**STATED EXERCISE:**
Count lines holding the word "this". Only the number is wanted.

**ENTRIES:**
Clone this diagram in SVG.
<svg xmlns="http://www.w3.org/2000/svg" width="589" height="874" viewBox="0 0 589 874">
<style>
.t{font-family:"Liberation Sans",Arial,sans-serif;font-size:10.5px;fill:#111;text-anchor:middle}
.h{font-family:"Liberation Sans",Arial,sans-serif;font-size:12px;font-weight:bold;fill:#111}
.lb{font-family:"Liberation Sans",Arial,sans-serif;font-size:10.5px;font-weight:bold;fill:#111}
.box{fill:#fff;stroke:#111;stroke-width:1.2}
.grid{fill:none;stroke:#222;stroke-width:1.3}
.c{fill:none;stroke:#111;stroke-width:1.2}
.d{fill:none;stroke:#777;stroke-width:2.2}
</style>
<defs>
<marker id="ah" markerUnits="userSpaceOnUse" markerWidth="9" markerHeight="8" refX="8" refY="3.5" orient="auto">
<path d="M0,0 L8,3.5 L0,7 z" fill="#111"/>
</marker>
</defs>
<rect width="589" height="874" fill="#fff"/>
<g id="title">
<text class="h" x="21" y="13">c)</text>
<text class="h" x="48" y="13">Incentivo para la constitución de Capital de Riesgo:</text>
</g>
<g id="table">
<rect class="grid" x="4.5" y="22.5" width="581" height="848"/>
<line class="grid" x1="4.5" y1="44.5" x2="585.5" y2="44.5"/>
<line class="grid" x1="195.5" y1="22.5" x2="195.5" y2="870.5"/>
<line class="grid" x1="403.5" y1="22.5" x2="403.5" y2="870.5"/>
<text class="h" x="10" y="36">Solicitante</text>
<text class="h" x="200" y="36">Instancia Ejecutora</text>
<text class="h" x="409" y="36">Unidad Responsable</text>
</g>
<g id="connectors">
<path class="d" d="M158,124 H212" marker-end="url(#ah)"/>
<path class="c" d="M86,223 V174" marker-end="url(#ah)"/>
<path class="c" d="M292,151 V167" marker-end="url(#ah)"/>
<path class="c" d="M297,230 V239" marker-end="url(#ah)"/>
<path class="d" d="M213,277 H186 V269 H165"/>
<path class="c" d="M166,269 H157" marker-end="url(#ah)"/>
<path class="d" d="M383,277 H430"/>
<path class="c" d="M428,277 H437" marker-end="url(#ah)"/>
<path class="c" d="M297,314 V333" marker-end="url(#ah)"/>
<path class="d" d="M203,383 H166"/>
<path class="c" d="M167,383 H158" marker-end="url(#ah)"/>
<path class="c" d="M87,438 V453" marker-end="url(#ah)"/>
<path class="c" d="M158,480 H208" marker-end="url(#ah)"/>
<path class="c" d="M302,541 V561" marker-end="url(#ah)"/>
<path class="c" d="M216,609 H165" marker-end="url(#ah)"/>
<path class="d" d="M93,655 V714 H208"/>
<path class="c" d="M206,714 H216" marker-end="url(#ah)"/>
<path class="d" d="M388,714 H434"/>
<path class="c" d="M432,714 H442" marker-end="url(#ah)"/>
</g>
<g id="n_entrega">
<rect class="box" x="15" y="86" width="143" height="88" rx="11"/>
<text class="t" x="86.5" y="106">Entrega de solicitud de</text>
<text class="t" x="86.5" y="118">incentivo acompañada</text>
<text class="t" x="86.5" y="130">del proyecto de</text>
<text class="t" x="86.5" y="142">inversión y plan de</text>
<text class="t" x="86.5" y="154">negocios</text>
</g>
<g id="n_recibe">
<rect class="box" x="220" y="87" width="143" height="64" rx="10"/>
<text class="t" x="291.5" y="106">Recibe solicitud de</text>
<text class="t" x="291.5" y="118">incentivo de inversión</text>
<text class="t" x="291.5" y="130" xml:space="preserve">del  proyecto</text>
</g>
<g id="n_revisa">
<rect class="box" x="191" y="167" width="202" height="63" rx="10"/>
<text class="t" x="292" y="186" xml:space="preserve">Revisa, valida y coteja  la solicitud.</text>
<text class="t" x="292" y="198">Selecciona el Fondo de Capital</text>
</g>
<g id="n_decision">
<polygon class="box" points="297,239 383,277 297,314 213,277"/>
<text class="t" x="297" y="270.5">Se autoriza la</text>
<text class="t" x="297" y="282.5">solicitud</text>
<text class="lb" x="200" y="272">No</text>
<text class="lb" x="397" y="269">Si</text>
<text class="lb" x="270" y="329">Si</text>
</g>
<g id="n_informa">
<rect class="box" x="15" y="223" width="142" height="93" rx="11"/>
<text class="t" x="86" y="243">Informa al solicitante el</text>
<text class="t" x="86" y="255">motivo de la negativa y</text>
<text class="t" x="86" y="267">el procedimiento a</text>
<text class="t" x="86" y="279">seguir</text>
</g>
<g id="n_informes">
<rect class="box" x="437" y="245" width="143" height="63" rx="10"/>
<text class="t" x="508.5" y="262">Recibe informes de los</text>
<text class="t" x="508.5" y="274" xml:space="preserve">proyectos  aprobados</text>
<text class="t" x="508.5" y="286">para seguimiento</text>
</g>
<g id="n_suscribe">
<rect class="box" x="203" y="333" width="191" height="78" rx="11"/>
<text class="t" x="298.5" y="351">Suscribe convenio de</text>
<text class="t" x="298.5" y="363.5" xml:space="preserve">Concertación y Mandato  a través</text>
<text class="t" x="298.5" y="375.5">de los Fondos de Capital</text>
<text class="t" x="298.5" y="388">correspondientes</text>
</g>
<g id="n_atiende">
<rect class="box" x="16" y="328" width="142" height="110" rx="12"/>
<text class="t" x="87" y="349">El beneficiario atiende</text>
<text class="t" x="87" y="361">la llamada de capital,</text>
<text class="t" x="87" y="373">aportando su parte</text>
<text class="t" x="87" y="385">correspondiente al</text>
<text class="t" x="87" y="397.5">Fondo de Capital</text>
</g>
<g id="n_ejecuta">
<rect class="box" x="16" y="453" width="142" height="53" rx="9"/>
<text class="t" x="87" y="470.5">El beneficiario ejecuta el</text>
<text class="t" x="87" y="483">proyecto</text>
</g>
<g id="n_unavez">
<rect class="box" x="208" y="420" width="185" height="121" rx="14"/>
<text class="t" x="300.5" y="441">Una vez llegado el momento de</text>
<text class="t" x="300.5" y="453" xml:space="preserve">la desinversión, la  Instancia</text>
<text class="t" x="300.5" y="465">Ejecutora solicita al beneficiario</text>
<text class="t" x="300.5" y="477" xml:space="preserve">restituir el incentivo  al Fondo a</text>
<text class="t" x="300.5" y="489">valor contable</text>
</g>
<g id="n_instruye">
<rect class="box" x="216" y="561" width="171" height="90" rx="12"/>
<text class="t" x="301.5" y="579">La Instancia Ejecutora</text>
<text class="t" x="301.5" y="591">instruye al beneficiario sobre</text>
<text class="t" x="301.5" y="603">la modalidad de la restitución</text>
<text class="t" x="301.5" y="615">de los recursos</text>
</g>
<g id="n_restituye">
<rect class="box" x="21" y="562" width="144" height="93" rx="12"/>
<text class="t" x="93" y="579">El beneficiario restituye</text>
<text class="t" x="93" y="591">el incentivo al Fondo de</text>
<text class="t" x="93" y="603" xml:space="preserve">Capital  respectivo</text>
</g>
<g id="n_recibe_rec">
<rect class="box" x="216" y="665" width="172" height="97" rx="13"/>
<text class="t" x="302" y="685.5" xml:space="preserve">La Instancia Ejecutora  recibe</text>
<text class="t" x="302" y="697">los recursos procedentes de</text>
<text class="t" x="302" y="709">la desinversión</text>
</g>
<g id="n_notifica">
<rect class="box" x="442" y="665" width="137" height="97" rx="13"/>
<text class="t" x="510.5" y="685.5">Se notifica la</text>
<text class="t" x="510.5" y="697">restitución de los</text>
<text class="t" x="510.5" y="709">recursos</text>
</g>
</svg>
* * *
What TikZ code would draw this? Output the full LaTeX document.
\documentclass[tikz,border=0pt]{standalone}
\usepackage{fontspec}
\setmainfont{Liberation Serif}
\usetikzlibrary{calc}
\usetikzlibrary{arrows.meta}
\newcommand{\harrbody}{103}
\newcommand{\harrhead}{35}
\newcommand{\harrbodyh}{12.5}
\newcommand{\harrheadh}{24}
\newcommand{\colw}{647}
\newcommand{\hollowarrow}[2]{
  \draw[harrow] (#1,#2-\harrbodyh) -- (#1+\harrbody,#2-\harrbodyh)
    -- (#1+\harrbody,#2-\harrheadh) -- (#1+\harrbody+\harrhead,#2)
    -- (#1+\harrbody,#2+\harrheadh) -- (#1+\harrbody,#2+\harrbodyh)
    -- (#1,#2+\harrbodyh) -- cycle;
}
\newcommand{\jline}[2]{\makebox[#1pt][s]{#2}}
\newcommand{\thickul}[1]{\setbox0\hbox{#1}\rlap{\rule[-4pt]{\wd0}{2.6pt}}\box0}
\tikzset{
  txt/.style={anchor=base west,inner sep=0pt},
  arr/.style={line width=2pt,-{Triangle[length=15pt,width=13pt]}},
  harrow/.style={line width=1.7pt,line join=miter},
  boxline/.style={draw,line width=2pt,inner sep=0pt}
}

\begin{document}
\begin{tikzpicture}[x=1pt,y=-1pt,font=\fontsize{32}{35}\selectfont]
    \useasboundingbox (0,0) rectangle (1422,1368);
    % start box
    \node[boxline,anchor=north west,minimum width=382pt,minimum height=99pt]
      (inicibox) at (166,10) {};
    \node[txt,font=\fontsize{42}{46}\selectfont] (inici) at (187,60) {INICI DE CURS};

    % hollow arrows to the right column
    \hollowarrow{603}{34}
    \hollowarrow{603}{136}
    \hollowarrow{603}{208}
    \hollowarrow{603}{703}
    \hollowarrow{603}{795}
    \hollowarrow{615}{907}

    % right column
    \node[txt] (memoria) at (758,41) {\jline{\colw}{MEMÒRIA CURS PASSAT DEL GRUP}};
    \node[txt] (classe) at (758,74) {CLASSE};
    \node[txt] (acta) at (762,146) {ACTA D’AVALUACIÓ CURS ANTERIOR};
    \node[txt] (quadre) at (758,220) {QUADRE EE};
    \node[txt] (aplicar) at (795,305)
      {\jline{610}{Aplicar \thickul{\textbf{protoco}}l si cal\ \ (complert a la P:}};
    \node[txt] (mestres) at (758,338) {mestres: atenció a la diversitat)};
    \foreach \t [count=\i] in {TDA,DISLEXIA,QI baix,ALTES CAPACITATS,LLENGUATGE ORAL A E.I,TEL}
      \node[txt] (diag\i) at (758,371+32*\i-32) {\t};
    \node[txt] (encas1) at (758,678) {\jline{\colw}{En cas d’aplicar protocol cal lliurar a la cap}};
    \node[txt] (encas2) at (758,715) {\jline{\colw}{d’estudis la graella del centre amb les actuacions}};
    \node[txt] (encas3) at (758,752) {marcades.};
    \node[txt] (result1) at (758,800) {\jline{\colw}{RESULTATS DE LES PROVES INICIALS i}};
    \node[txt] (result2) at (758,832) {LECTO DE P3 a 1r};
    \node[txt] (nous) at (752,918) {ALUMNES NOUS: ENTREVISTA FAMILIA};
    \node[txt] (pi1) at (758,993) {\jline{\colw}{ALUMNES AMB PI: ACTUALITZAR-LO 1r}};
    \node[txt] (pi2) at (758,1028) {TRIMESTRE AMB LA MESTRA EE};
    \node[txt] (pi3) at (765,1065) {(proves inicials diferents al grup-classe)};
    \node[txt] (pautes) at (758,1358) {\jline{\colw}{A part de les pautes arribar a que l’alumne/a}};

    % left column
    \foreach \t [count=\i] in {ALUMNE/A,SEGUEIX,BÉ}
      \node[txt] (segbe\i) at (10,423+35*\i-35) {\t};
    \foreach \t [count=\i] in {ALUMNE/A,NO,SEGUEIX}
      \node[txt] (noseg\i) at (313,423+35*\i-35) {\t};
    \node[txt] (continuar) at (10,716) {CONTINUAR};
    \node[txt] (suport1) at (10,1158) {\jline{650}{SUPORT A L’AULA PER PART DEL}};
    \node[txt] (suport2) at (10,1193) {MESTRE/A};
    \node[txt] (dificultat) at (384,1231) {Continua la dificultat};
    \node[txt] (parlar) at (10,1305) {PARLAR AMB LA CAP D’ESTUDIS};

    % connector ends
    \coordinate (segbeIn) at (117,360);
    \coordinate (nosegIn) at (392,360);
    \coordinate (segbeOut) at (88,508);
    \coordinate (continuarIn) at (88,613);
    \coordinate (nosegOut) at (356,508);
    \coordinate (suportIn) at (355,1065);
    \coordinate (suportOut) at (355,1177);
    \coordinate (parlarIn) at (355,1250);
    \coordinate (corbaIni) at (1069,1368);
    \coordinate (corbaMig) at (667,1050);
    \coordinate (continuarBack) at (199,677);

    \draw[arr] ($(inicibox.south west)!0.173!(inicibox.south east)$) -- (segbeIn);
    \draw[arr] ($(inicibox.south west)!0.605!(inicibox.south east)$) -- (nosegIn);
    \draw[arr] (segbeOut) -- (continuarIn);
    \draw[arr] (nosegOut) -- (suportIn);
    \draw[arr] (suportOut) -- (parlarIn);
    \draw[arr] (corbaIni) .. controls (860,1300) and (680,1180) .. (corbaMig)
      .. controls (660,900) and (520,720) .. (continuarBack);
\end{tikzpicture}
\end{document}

**TASK RESPONSE:**
2